André Pönitz <andre.poen...@mathematik.tu-chemnitz.de> writes:

| On Sat, Sep 29, 2012 at 04:53:00AM -0400, Scott Kostyshak wrote:
>> I have been thinking about compiler warnings because of the recent
>> discussion here:
>> http://www.mail-archive.com/lyx-devel@lists.lyx.org/msg175099.html
>> 
>> >From that thread, I have the understanding that some developers think
>> it's important to fix warnings, although not if it is risky. I don't
>> have much experience programming so I wouldn't be surprised if there's
>> something wrong with the following logic:
>> 
>> It seems to me that warnings should either be fixed when they occur or
>> just ignored. That is, if a warning is viewed to be a problem, it
>> should be fixed right when it's introduced. Or, if it is not viewed as
>> a problem, it should just be permanently ignored. I don't see any
>> advantage to having warnings sit around.
>> 
>> Thus, I wonder if it would be useful to specify "-Werror" in the
>> development build, which would turn all warnings into errors and would
>> alert the author to fix them right away.
>
| And as soon as the next version of a compiler decides to spit out
| more warnings (and we know that not all warnings are warranted)

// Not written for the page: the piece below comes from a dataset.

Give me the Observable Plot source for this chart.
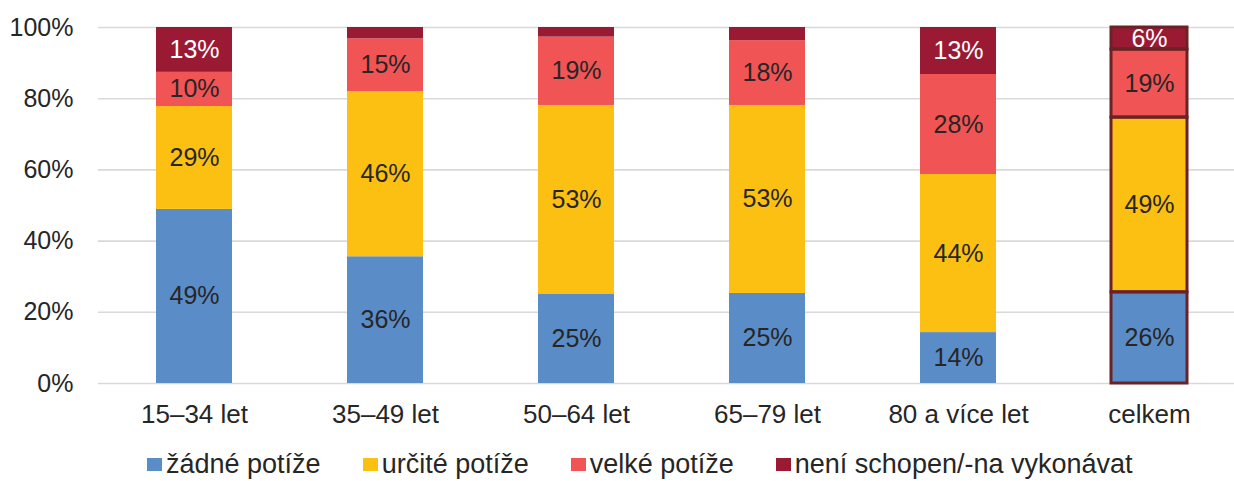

What I know is that almost _all_ warnings _are_ warranted.
And even when they are not, you can almost always fixup your code to not
give the warning without making the code any uglier/more unclear.

| the code base suddenly does not compile anymore, for no good reason,
| and people will have to spend time to reconfigure or patch around
| the problem, when all they want is just to get a fresh build.

We certainly would not put that burden on our users, but for developers
testing out new platforms haveing to do a --allow-warnings to configure
would imho not be such a bad thing.

| There's nothing wrong with keeping a -Werror enabling patch locally,
| git makes this extremely easy. But it's nothing that should be on
| by default.

But we should perhaps have a configure switch for -Werror.

Then we can argue later on what should be the default for it.